(DATA PROVIDED):
··········

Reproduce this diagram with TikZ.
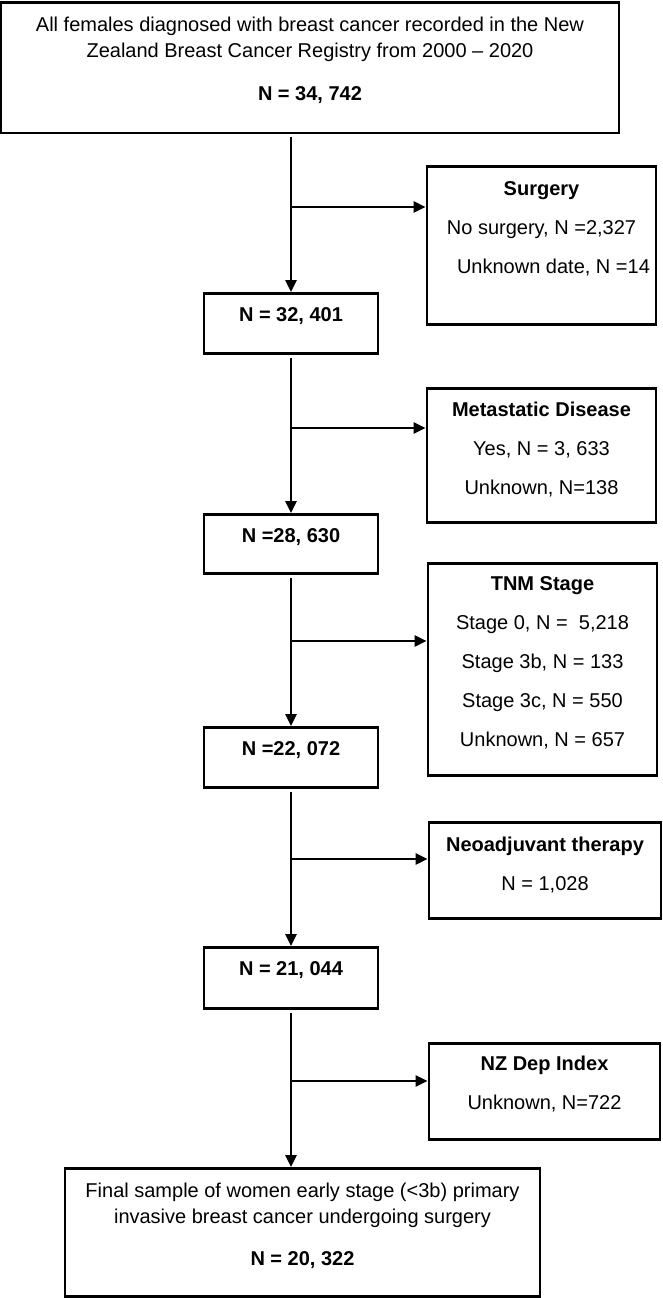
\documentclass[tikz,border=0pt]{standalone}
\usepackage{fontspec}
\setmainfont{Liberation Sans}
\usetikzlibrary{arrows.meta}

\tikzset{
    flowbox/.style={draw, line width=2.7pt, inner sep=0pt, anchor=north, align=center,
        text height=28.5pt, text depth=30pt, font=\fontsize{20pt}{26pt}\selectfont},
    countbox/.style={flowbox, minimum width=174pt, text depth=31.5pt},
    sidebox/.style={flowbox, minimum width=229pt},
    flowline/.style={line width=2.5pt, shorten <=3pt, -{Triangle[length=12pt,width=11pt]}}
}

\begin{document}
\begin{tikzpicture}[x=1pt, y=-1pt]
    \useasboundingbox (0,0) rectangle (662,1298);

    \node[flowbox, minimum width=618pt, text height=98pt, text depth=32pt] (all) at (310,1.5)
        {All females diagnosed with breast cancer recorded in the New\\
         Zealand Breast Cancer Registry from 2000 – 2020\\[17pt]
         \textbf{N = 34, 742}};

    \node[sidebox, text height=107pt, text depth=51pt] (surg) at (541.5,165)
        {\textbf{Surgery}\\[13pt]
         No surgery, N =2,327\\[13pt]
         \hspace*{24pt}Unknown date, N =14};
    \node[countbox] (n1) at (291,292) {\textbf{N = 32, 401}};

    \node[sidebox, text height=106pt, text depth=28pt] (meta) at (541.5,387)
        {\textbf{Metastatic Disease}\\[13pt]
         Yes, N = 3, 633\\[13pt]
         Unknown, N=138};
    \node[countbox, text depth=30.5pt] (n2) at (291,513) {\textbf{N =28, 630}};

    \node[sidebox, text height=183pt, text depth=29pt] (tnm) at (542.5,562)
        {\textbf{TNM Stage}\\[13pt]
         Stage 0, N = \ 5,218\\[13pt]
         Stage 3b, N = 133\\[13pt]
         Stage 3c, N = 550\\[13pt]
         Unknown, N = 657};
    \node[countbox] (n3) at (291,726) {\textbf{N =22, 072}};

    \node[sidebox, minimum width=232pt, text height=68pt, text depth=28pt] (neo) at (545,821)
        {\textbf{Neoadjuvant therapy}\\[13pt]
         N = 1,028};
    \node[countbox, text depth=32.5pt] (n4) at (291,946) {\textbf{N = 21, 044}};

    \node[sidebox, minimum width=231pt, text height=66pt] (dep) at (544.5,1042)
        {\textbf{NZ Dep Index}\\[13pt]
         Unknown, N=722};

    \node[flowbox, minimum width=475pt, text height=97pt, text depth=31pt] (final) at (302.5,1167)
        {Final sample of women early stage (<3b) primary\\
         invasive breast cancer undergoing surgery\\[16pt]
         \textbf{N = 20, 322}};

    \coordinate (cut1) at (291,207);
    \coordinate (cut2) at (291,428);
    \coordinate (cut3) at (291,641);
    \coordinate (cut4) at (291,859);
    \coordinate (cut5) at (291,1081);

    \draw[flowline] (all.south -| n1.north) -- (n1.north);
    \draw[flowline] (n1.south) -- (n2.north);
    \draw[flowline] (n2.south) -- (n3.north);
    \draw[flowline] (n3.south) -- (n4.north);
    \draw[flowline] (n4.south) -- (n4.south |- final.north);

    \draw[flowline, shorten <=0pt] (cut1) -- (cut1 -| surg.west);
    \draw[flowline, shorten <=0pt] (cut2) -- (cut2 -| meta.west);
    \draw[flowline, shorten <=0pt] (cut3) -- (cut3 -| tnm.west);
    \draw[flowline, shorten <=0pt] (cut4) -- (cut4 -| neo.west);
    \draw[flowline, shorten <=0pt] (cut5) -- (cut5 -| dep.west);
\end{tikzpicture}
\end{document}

··········

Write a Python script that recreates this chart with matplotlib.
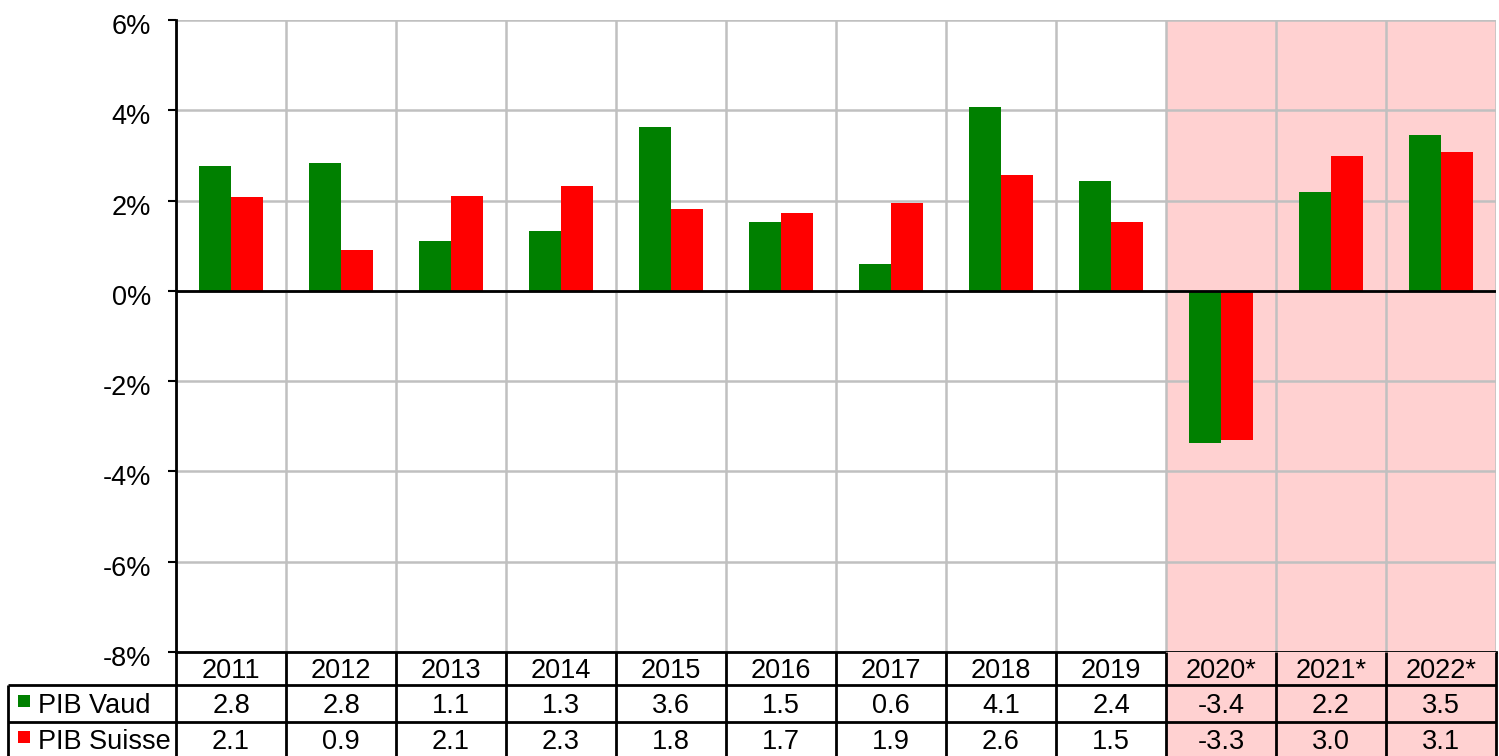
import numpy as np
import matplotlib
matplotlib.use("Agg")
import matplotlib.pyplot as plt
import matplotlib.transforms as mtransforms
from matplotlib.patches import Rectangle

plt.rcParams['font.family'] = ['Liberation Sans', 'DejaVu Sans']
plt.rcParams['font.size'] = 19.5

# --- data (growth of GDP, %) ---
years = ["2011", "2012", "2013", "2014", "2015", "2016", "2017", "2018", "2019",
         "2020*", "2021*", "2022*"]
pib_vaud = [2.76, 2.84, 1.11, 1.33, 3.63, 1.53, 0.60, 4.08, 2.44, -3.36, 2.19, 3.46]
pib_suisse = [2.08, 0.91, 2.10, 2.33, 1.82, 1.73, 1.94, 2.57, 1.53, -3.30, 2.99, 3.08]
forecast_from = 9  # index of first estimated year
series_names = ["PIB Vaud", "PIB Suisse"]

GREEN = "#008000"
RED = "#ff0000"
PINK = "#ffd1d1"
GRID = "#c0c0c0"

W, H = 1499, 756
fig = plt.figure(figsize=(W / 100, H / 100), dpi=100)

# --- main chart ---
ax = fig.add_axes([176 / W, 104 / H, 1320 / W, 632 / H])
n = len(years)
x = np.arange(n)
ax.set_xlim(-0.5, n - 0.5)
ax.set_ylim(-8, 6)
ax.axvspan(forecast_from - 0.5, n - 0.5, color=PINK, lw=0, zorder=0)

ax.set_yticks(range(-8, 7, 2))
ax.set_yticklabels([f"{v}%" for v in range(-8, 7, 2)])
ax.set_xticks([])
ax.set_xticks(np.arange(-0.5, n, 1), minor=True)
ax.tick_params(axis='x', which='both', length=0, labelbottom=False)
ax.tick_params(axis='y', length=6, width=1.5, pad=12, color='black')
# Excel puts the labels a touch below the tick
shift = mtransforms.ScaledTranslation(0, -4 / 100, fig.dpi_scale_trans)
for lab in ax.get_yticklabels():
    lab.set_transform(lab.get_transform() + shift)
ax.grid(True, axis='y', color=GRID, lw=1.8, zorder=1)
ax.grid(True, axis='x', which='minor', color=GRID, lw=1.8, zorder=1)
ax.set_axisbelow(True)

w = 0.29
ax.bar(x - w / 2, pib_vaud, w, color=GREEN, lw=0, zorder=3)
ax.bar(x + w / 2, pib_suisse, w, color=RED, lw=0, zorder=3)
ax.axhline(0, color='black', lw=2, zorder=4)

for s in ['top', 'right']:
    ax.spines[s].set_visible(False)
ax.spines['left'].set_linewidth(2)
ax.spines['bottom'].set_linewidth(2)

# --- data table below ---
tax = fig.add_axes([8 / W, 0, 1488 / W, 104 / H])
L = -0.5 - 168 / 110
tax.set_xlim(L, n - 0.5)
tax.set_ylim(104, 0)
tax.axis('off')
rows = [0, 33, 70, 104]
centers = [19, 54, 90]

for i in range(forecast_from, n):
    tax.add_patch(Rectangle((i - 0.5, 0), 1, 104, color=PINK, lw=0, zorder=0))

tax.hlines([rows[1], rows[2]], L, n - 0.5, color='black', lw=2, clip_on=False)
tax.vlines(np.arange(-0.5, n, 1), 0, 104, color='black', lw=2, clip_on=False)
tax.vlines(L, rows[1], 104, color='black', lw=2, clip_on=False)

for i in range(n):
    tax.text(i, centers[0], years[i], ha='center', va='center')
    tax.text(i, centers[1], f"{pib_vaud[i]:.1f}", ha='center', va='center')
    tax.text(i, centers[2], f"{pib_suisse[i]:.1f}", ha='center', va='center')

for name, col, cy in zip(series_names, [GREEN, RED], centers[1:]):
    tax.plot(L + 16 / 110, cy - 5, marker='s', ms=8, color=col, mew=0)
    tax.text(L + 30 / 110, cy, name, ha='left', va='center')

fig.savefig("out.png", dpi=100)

··········

(WRITTEN REQUEST):
In the listing above, find the line containing "Reproduce this diagram with TikZ." and the line containing "(0,0) rectangle (662,1298);". Reproduce those lines and all between them exactly, with no pictures and nothing more.

(SOLUTION):
Reproduce this diagram with TikZ.
\documentclass[tikz,border=0pt]{standalone}
\usepackage{fontspec}
\setmainfont{Liberation Sans}
\usetikzlibrary{arrows.meta}

\tikzset{
    flowbox/.style={draw, line width=2.7pt, inner sep=0pt, anchor=north, align=center,
        text height=28.5pt, text depth=30pt, font=\fontsize{20pt}{26pt}\selectfont},
    countbox/.style={flowbox, minimum width=174pt, text depth=31.5pt},
    sidebox/.style={flowbox, minimum width=229pt},
    flowline/.style={line width=2.5pt, shorten <=3pt, -{Triangle[length=12pt,width=11pt]}}
}

\begin{document}
\begin{tikzpicture}[x=1pt, y=-1pt]
    \useasboundingbox (0,0) rectangle (662,1298);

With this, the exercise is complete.